#### [Extracted data]
┌──
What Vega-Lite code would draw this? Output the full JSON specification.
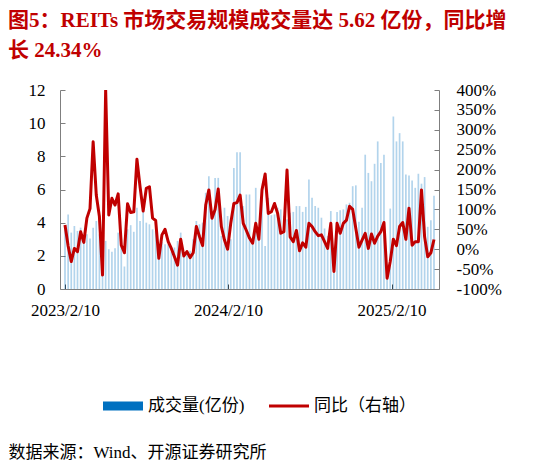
{
  "$schema": "https://vega.github.io/schema/vega-lite/v6.json",
  "width": 379,
  "height": 199,
  "autosize": {"type": "none"},
  "padding": {"left": 60, "top": 90, "right": 112, "bottom": 178},
  "background": "white",
  "title": {
    "text": ["图5：REITs 市场交易规模成交量达 5.62 亿份，同比增", "长 24.34%"],
    "anchor": "start",
    "frame": "group",
    "dx": -52,
    "offset": 20,
    "font": "Liberation Serif, Noto Sans CJK SC",
    "fontSize": 21,
    "fontWeight": "bold",
    "color": "#C00000",
    "lineHeight": 30
  },
  "data": {"values": [
    {"date": "2023-02-10", "vol": 3.6, "yoy": 61},
    {"date": "2023-02-17", "vol": 4.5, "yoy": 8},
    {"date": "2023-02-24", "vol": 3.4, "yoy": -31},
    {"date": "2023-03-03", "vol": 3.8, "yoy": 2},
    {"date": "2023-03-10", "vol": 3.5, "yoy": -6},
    {"date": "2023-03-17", "vol": 3.7, "yoy": 44},
    {"date": "2023-03-24", "vol": 3.2, "yoy": 17},
    {"date": "2023-03-31", "vol": 3.3, "yoy": 78},
    {"date": "2023-04-07", "vol": 3.05, "yoy": 102},
    {"date": "2023-04-14", "vol": 3.7, "yoy": 270},
    {"date": "2023-04-21", "vol": 4.1, "yoy": 136},
    {"date": "2023-04-28", "vol": 3.3, "yoy": 82},
    {"date": "2023-05-05", "vol": 2.6, "yoy": -65},
    {"date": "2023-05-12", "vol": 2.9, "yoy": 400},
    {"date": "2023-05-19", "vol": 2.4, "yoy": 86},
    {"date": "2023-05-26", "vol": 2.25, "yoy": 128},
    {"date": "2023-06-02", "vol": 2.45, "yoy": 111},
    {"date": "2023-06-09", "vol": 3.4, "yoy": 139},
    {"date": "2023-06-16", "vol": 3.0, "yoy": 10},
    {"date": "2023-06-23", "vol": 1.35, "yoy": -9},
    {"date": "2023-06-30", "vol": 3.6, "yoy": 114},
    {"date": "2023-07-07", "vol": 3.85, "yoy": 92},
    {"date": "2023-07-14", "vol": 3.45, "yoy": 94},
    {"date": "2023-07-21", "vol": 4.9, "yoy": 226},
    {"date": "2023-07-28", "vol": 4.1, "yoy": 157},
    {"date": "2023-08-04", "vol": 4.8, "yoy": 96},
    {"date": "2023-08-11", "vol": 4.0, "yoy": 153},
    {"date": "2023-08-18", "vol": 3.9, "yoy": 157},
    {"date": "2023-08-25", "vol": 3.6, "yoy": 78},
    {"date": "2023-09-01", "vol": 3.5, "yoy": 72},
    {"date": "2023-09-08", "vol": 2.45, "yoy": -23},
    {"date": "2023-09-15", "vol": 2.85, "yoy": 36},
    {"date": "2023-09-22", "vol": 2.7, "yoy": 50},
    {"date": "2023-09-29", "vol": 2.7, "yoy": 19},
    {"date": "2023-10-06", "vol": 2.25, "yoy": 2},
    {"date": "2023-10-13", "vol": 2.5, "yoy": -19},
    {"date": "2023-10-20", "vol": 2.9, "yoy": -40},
    {"date": "2023-10-27", "vol": 3.4, "yoy": 25},
    {"date": "2023-11-03", "vol": 2.0, "yoy": -17},
    {"date": "2023-11-10", "vol": 2.2, "yoy": -6},
    {"date": "2023-11-17", "vol": 2.3, "yoy": -21},
    {"date": "2023-11-24", "vol": 3.0, "yoy": -9},
    {"date": "2023-12-01", "vol": 4.1, "yoy": 57},
    {"date": "2023-12-08", "vol": 3.9, "yoy": 32},
    {"date": "2023-12-15", "vol": 4.0, "yoy": 9},
    {"date": "2023-12-22", "vol": 5.8, "yoy": 111},
    {"date": "2023-12-29", "vol": 6.8, "yoy": 149},
    {"date": "2024-01-05", "vol": 4.5, "yoy": 78},
    {"date": "2024-01-12", "vol": 6.7, "yoy": 100},
    {"date": "2024-01-19", "vol": 6.7, "yoy": 151},
    {"date": "2024-01-26", "vol": 3.2, "yoy": 57},
    {"date": "2024-02-02", "vol": 4.9, "yoy": 23},
    {"date": "2024-02-09", "vol": 4.4, "yoy": 0},
    {"date": "2024-02-16", "vol": 3.0, "yoy": 65},
    {"date": "2024-02-23", "vol": 7.3, "yoy": 115},
    {"date": "2024-03-01", "vol": 8.25, "yoy": 117},
    {"date": "2024-03-08", "vol": 8.25, "yoy": 136},
    {"date": "2024-03-15", "vol": 5.0, "yoy": 65},
    {"date": "2024-03-22", "vol": 5.7, "yoy": 47},
    {"date": "2024-03-29", "vol": 5.7, "yoy": 28},
    {"date": "2024-04-05", "vol": 3.0, "yoy": 15},
    {"date": "2024-04-12", "vol": 6.1, "yoy": 65},
    {"date": "2024-04-19", "vol": 3.2, "yoy": 25},
    {"date": "2024-04-26", "vol": 5.7, "yoy": 149},
    {"date": "2024-05-03", "vol": 2.6, "yoy": 189},
    {"date": "2024-05-10", "vol": 5.5, "yoy": 90},
    {"date": "2024-05-17", "vol": 4.45, "yoy": 94},
    {"date": "2024-05-24", "vol": 4.5, "yoy": 115},
    {"date": "2024-05-31", "vol": 4.9, "yoy": 90},
    {"date": "2024-06-07", "vol": 4.8, "yoy": 40},
    {"date": "2024-06-14", "vol": 4.4, "yoy": 44},
    {"date": "2024-06-21", "vol": 4.2, "yoy": 199},
    {"date": "2024-06-28", "vol": 4.6, "yoy": 31},
    {"date": "2024-07-05", "vol": 4.65, "yoy": 19},
    {"date": "2024-07-12", "vol": 5.0, "yoy": 47},
    {"date": "2024-07-19", "vol": 5.0, "yoy": -4},
    {"date": "2024-07-26", "vol": 4.65, "yoy": 16},
    {"date": "2024-08-02", "vol": 4.95, "yoy": 5},
    {"date": "2024-08-09", "vol": 6.6, "yoy": 65},
    {"date": "2024-08-16", "vol": 5.5, "yoy": 57},
    {"date": "2024-08-23", "vol": 5.0, "yoy": 44},
    {"date": "2024-08-30", "vol": 4.9, "yoy": 34},
    {"date": "2024-09-06", "vol": 4.3, "yoy": 36},
    {"date": "2024-09-13", "vol": 3.65, "yoy": 19},
    {"date": "2024-09-20", "vol": 3.2, "yoy": 2},
    {"date": "2024-09-27", "vol": 4.7, "yoy": 65},
    {"date": "2024-10-04", "vol": 1.0, "yoy": -56},
    {"date": "2024-10-11", "vol": 4.65, "yoy": 65},
    {"date": "2024-10-18", "vol": 4.75, "yoy": 40},
    {"date": "2024-10-25", "vol": 4.8, "yoy": 65},
    {"date": "2024-11-01", "vol": 5.1, "yoy": 73},
    {"date": "2024-11-08", "vol": 5.2, "yoy": 108},
    {"date": "2024-11-15", "vol": 6.2, "yoy": 100},
    {"date": "2024-11-22", "vol": 6.25, "yoy": 52},
    {"date": "2024-11-29", "vol": 4.05, "yoy": 5},
    {"date": "2024-12-06", "vol": 4.9, "yoy": 23},
    {"date": "2024-12-13", "vol": 8.1, "yoy": 40},
    {"date": "2024-12-20", "vol": 7.0, "yoy": 2},
    {"date": "2024-12-27", "vol": 6.5, "yoy": 38},
    {"date": "2025-01-03", "vol": 7.55, "yoy": 15},
    {"date": "2025-01-10", "vol": 8.9, "yoy": 33},
    {"date": "2025-01-17", "vol": 7.6, "yoy": 44},
    {"date": "2025-01-24", "vol": 8.1, "yoy": 67},
    {"date": "2025-01-31", "vol": 1.5, "yoy": -73},
    {"date": "2025-02-07", "vol": 4.85, "yoy": -31},
    {"date": "2025-02-14", "vol": 10.4, "yoy": 25},
    {"date": "2025-02-21", "vol": 8.9, "yoy": 9},
    {"date": "2025-02-28", "vol": 9.4, "yoy": 57},
    {"date": "2025-03-07", "vol": 8.9, "yoy": 67},
    {"date": "2025-03-14", "vol": 6.9, "yoy": 25},
    {"date": "2025-03-21", "vol": 6.85, "yoy": 103},
    {"date": "2025-03-28", "vol": 6.55, "yoy": 10},
    {"date": "2025-04-04", "vol": 6.1, "yoy": 19},
    {"date": "2025-04-11", "vol": 6.95, "yoy": 19},
    {"date": "2025-04-18", "vol": 6.35, "yoy": 149},
    {"date": "2025-04-25", "vol": 6.75, "yoy": 31},
    {"date": "2025-05-02", "vol": 3.75, "yoy": -19},
    {"date": "2025-05-09", "vol": 4.15, "yoy": -9},
    {"date": "2025-05-16", "vol": 5.62, "yoy": 24.34}
  ]},
  "layer": [
    {
      "mark": {"type": "bar", "size": 1.7, "opacity": 0.3, "clip": true},
      "encoding": {
        "x": {
          "field": "date",
          "type": "temporal",
          "scale": {"type": "utc", "domain": [{"year": 2023, "month": 2, "date": 10, "utc": true}, {"year": 2025, "month": 5, "date": 16, "utc": true}]},
          "axis": {
            "values": [{"year": 2023, "month": 2, "date": 10, "utc": true}, {"year": 2024, "month": 2, "date": 10, "utc": true}, {"year": 2025, "month": 2, "date": 10, "utc": true}],
            "format": "%Y/%-m/%-d",
            "labelFont": "Liberation Serif",
            "labelFontSize": 17,
            "labelColor": "black",
            "labelPadding": 18,
            "tickSize": -5,
            "tickColor": "#404040",
            "domainColor": "#7f7f7f",
            "grid": false,
            "title": "数据来源：Wind、开源证券研究所",
            "titleAnchor": "start",
            "titleAlign": "left",
            "titleX": -52,
            "titleY": 163,
            "titleBaseline": "middle",
            "titleFont": "Liberation Serif, Noto Sans CJK SC",
            "titleFontSize": 17,
            "titleFontWeight": "normal",
            "titleColor": "black"
          }
        },
        "y": {
          "field": "vol",
          "type": "quantitative",
          "scale": {"domain": [0, 12]},
          "axis": {
            "values": [0, 2, 4, 6, 8, 10, 12],
            "title": null,
            "grid": false,
            "labelFont": "Liberation Serif",
            "labelFontSize": 17,
            "labelColor": "black",
            "labelPadding": 20,
            "tickSize": -5,
            "tickColor": "#7f7f7f",
            "domainColor": "#7f7f7f"
          }
        },
        "color": {
          "datum": "成交量(亿份)",
          "scale": {"domain": ["成交量(亿份)", "同比（右轴）"], "range": ["#0070C0", "#C00000"]},
          "legend": {
            "orient": "none",
            "legendX": 43,
            "legendY": 296,
            "direction": "horizontal",
            "title": null,
            "labelFont": "Liberation Serif, Noto Sans CJK SC",
            "labelFontSize": 17,
            "labelColor": "black",
            "symbolSize": 1600,
            "symbolOpacity": 1,
            "labelOffset": 5,
            "columnPadding": 24,
            "encode": {
              "symbols": {
                "update": {
                  "shape": {"signal": "datum.value === '同比（右轴）' ? 'M-1,-0.07L1,-0.07L1,0.07L-1,0.07Z' : 'M-1,-0.225L1,-0.225L1,0.225L-1,0.225Z'"},
                  "fill": {"scale": "color", "field": "value"},
                  "opacity": {"value": 1},
                  "strokeWidth": {"value": 0}
                }
              }
            }
          }
        }
      }
    },
    {
      "mark": {"type": "line", "strokeWidth": 3, "strokeJoin": "round", "clip": true},
      "encoding": {
        "x": {"field": "date", "type": "temporal"},
        "y": {
          "field": "yoy",
          "type": "quantitative",
          "scale": {"domain": [-100, 400]},
          "axis": {
            "orient": "right",
            "values": [-100, -50, 0, 50, 100, 150, 200, 250, 300, 350, 400],
            "labelExpr": "datum.value + '%'",
            "title": null,
            "grid": false,
            "labelFont": "Liberation Serif",
            "labelFontSize": 17,
            "labelColor": "black",
            "labelPadding": 22,
            "tickSize": -5,
            "tickColor": "#7f7f7f",
            "domainColor": "#7f7f7f"
          }
        },
        "color": {"datum": "同比（右轴）"}
      }
    }
  ],
  "resolve": {"scale": {"y": "independent"}},
  "config": {"view": {"stroke": null}}
}
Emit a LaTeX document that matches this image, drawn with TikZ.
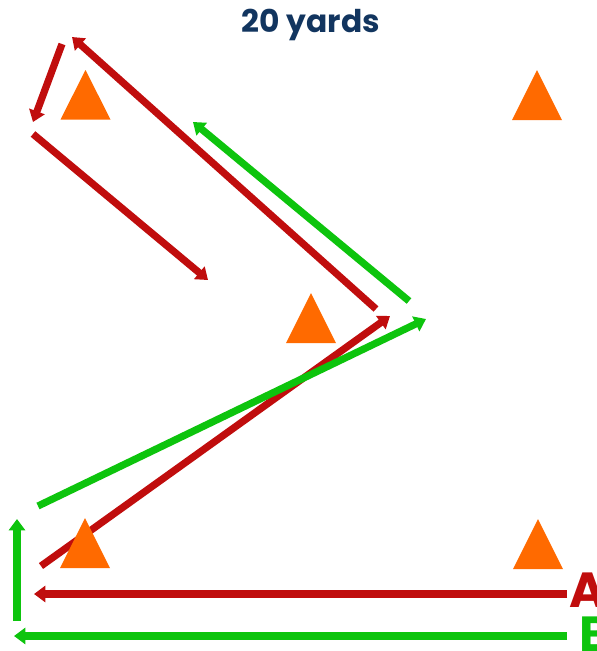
└──
#### [Exercise]
Using the listing above, locate the lines that hold "this" and copy each one.

#### [Solution to the problem]
What Vega-Lite code would draw this? Output the full JSON specification.
Emit a LaTeX document that matches this image, drawn with TikZ.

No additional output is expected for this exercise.